**SHORT PROBLEM**
Every line of the material below should be repeated exactly.

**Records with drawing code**
┌──

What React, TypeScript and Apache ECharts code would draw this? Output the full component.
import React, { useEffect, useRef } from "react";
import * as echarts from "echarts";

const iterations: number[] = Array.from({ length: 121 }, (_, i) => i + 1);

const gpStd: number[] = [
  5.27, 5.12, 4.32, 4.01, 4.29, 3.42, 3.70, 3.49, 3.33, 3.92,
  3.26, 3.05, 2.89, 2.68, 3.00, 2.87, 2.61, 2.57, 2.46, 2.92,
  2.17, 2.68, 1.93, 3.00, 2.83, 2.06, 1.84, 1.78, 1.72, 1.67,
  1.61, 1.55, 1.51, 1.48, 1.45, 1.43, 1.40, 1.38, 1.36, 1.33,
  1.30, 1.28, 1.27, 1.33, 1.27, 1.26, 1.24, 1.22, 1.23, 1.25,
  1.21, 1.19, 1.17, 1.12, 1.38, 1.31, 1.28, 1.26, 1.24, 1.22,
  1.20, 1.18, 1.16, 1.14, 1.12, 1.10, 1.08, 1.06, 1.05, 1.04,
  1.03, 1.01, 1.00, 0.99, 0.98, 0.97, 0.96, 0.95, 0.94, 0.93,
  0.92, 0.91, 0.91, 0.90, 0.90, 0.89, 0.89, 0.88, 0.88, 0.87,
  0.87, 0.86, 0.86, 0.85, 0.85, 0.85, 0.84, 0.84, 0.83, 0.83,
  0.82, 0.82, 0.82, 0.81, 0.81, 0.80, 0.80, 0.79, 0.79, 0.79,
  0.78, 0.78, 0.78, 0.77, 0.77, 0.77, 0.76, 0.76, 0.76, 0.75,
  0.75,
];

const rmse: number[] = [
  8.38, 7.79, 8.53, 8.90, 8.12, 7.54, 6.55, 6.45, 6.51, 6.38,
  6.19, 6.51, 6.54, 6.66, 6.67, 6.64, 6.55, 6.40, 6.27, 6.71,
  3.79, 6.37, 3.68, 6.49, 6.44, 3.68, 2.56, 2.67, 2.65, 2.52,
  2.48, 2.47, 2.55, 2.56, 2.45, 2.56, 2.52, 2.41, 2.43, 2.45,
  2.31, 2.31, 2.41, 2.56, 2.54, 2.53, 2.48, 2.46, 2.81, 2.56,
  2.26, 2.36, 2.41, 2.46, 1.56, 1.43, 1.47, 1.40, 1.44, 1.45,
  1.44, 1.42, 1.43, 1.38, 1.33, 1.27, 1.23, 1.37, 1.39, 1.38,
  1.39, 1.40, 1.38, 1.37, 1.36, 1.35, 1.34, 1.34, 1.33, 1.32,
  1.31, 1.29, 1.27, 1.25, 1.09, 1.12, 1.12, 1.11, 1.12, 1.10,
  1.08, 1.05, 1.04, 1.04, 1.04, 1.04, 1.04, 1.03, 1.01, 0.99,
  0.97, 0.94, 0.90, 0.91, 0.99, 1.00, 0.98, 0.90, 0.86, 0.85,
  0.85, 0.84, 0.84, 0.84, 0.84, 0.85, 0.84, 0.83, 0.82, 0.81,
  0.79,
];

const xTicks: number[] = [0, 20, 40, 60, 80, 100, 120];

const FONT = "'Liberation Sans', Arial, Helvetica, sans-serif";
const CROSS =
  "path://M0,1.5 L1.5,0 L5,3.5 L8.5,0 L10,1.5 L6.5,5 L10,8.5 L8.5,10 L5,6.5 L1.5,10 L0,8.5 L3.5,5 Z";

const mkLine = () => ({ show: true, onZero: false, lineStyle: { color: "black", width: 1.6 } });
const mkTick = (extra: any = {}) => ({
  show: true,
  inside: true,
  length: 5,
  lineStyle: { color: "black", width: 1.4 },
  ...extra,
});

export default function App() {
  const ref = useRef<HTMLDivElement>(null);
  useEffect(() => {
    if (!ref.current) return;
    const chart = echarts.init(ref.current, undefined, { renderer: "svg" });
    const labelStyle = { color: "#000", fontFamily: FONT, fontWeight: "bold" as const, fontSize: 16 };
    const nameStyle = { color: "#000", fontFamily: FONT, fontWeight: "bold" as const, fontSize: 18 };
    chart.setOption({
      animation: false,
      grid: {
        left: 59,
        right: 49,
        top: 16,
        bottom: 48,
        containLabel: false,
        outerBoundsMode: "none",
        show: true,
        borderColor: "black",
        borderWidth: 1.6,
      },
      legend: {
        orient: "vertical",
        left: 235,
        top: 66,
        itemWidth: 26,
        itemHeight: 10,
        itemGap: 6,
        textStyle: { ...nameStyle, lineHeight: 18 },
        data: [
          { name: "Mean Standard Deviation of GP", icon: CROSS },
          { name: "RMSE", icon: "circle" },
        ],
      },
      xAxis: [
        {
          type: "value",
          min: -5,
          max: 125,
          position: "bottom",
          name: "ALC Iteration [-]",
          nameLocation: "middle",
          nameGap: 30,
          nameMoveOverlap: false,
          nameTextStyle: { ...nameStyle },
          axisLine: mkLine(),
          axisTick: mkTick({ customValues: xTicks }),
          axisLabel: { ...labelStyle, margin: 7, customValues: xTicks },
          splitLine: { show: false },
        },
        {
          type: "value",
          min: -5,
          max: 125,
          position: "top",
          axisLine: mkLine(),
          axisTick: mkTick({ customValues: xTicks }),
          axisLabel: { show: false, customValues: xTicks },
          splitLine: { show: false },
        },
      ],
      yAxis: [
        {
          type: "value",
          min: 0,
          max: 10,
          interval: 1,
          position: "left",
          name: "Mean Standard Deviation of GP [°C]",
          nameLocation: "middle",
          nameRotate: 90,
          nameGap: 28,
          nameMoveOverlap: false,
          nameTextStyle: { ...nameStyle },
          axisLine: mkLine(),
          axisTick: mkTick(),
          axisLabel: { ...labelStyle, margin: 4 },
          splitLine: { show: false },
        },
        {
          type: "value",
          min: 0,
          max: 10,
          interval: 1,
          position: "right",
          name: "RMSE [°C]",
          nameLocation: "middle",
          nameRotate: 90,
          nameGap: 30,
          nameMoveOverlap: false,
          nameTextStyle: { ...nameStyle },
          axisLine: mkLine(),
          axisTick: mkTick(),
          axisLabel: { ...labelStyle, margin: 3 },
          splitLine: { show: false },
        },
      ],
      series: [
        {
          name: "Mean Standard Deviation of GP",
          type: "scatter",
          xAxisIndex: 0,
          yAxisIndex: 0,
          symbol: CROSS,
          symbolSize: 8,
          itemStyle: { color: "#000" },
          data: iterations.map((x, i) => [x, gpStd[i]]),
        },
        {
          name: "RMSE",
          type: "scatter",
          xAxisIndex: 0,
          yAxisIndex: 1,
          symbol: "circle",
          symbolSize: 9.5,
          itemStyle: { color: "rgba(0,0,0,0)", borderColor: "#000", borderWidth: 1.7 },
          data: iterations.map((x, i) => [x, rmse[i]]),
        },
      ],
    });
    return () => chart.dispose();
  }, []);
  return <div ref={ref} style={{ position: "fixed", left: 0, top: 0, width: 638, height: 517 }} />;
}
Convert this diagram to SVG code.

└──

**TASK ANSWER**
What React, TypeScript and Apache ECharts code would draw this? Output the full component.
import React, { useEffect, useRef } from "react";
import * as echarts from "echarts";

const iterations: number[] = Array.from({ length: 121 }, (_, i) => i + 1);

const gpStd: number[] = [
  5.27, 5.12, 4.32, 4.01, 4.29, 3.42, 3.70, 3.49, 3.33, 3.92,
  3.26, 3.05, 2.89, 2.68, 3.00, 2.87, 2.61, 2.57, 2.46, 2.92,
  2.17, 2.68, 1.93, 3.00, 2.83, 2.06, 1.84, 1.78, 1.72, 1.67,
  1.61, 1.55, 1.51, 1.48, 1.45, 1.43, 1.40, 1.38, 1.36, 1.33,
  1.30, 1.28, 1.27, 1.33, 1.27, 1.26, 1.24, 1.22, 1.23, 1.25,
  1.21, 1.19, 1.17, 1.12, 1.38, 1.31, 1.28, 1.26, 1.24, 1.22,
  1.20, 1.18, 1.16, 1.14, 1.12, 1.10, 1.08, 1.06, 1.05, 1.04,
  1.03, 1.01, 1.00, 0.99, 0.98, 0.97, 0.96, 0.95, 0.94, 0.93,
  0.92, 0.91, 0.91, 0.90, 0.90, 0.89, 0.89, 0.88, 0.88, 0.87,
  0.87, 0.86, 0.86, 0.85, 0.85, 0.85, 0.84, 0.84, 0.83, 0.83,
  0.82, 0.82, 0.82, 0.81, 0.81, 0.80, 0.80, 0.79, 0.79, 0.79,
  0.78, 0.78, 0.78, 0.77, 0.77, 0.77, 0.76, 0.76, 0.76, 0.75,
  0.75,
];

const rmse: number[] = [
  8.38, 7.79, 8.53, 8.90, 8.12, 7.54, 6.55, 6.45, 6.51, 6.38,
  6.19, 6.51, 6.54, 6.66, 6.67, 6.64, 6.55, 6.40, 6.27, 6.71,
  3.79, 6.37, 3.68, 6.49, 6.44, 3.68, 2.56, 2.67, 2.65, 2.52,
  2.48, 2.47, 2.55, 2.56, 2.45, 2.56, 2.52, 2.41, 2.43, 2.45,
  2.31, 2.31, 2.41, 2.56, 2.54, 2.53, 2.48, 2.46, 2.81, 2.56,
  2.26, 2.36, 2.41, 2.46, 1.56, 1.43, 1.47, 1.40, 1.44, 1.45,
  1.44, 1.42, 1.43, 1.38, 1.33, 1.27, 1.23, 1.37, 1.39, 1.38,
  1.39, 1.40, 1.38, 1.37, 1.36, 1.35, 1.34, 1.34, 1.33, 1.32,
  1.31, 1.29, 1.27, 1.25, 1.09, 1.12, 1.12, 1.11, 1.12, 1.10,
  1.08, 1.05, 1.04, 1.04, 1.04, 1.04, 1.04, 1.03, 1.01, 0.99,
  0.97, 0.94, 0.90, 0.91, 0.99, 1.00, 0.98, 0.90, 0.86, 0.85,
  0.85, 0.84, 0.84, 0.84, 0.84, 0.85, 0.84, 0.83, 0.82, 0.81,
  0.79,
];

const xTicks: number[] = [0, 20, 40, 60, 80, 100, 120];

const FONT = "'Liberation Sans', Arial, Helvetica, sans-serif";
const CROSS =
  "path://M0,1.5 L1.5,0 L5,3.5 L8.5,0 L10,1.5 L6.5,5 L10,8.5 L8.5,10 L5,6.5 L1.5,10 L0,8.5 L3.5,5 Z";

const mkLine = () => ({ show: true, onZero: false, lineStyle: { color: "black", width: 1.6 } });
const mkTick = (extra: any = {}) => ({
  show: true,
  inside: true,
  length: 5,
  lineStyle: { color: "black", width: 1.4 },
  ...extra,
});

export default function App() {
  const ref = useRef<HTMLDivElement>(null);
  useEffect(() => {
    if (!ref.current) return;
    const chart = echarts.init(ref.current, undefined, { renderer: "svg" });
    const labelStyle = { color: "#000", fontFamily: FONT, fontWeight: "bold" as const, fontSize: 16 };
    const nameStyle = { color: "#000", fontFamily: FONT, fontWeight: "bold" as const, fontSize: 18 };
    chart.setOption({
      animation: false,
      grid: {
        left: 59,
        right: 49,
        top: 16,
        bottom: 48,
        containLabel: false,
        outerBoundsMode: "none",
        show: true,
        borderColor: "black",
        borderWidth: 1.6,
      },
      legend: {
        orient: "vertical",
        left: 235,
        top: 66,
        itemWidth: 26,
        itemHeight: 10,
        itemGap: 6,
        textStyle: { ...nameStyle, lineHeight: 18 },
        data: [
          { name: "Mean Standard Deviation of GP", icon: CROSS },
          { name: "RMSE", icon: "circle" },
        ],
      },
      xAxis: [
        {
          type: "value",
          min: -5,
          max: 125,
          position: "bottom",
          name: "ALC Iteration [-]",
          nameLocation: "middle",
          nameGap: 30,
          nameMoveOverlap: false,
          nameTextStyle: { ...nameStyle },
          axisLine: mkLine(),
          axisTick: mkTick({ customValues: xTicks }),
          axisLabel: { ...labelStyle, margin: 7, customValues: xTicks },
          splitLine: { show: false },
        },
        {
          type: "value",
          min: -5,
          max: 125,
          position: "top",
          axisLine: mkLine(),
          axisTick: mkTick({ customValues: xTicks }),
          axisLabel: { show: false, customValues: xTicks },
          splitLine: { show: false },
        },
      ],
      yAxis: [
        {
          type: "value",
          min: 0,
          max: 10,
          interval: 1,
          position: "left",
          name: "Mean Standard Deviation of GP [°C]",
          nameLocation: "middle",
          nameRotate: 90,
          nameGap: 28,
          nameMoveOverlap: false,
          nameTextStyle: { ...nameStyle },
          axisLine: mkLine(),
          axisTick: mkTick(),
          axisLabel: { ...labelStyle, margin: 4 },
          splitLine: { show: false },
        },
        {
          type: "value",
          min: 0,
          max: 10,
          interval: 1,
          position: "right",
          name: "RMSE [°C]",
          nameLocation: "middle",
          nameRotate: 90,
          nameGap: 30,
          nameMoveOverlap: false,
          nameTextStyle: { ...nameStyle },
          axisLine: mkLine(),
          axisTick: mkTick(),
          axisLabel: { ...labelStyle, margin: 3 },
          splitLine: { show: false },
        },
      ],
      series: [
        {
          name: "Mean Standard Deviation of GP",
          type: "scatter",
          xAxisIndex: 0,
          yAxisIndex: 0,
          symbol: CROSS,
          symbolSize: 8,
          itemStyle: { color: "#000" },
          data: iterations.map((x, i) => [x, gpStd[i]]),
        },
        {
          name: "RMSE",
          type: "scatter",
          xAxisIndex: 0,
          yAxisIndex: 1,
          symbol: "circle",
          symbolSize: 9.5,
          itemStyle: { color: "rgba(0,0,0,0)", borderColor: "#000", borderWidth: 1.7 },
          data: iterations.map((x, i) => [x, rmse[i]]),
        },
      ],
    });
    return () => chart.dispose();
  }, []);
  return <div ref={ref} style={{ position: "fixed", left: 0, top: 0, width: 638, height: 517 }} />;
}
Convert this diagram to SVG code.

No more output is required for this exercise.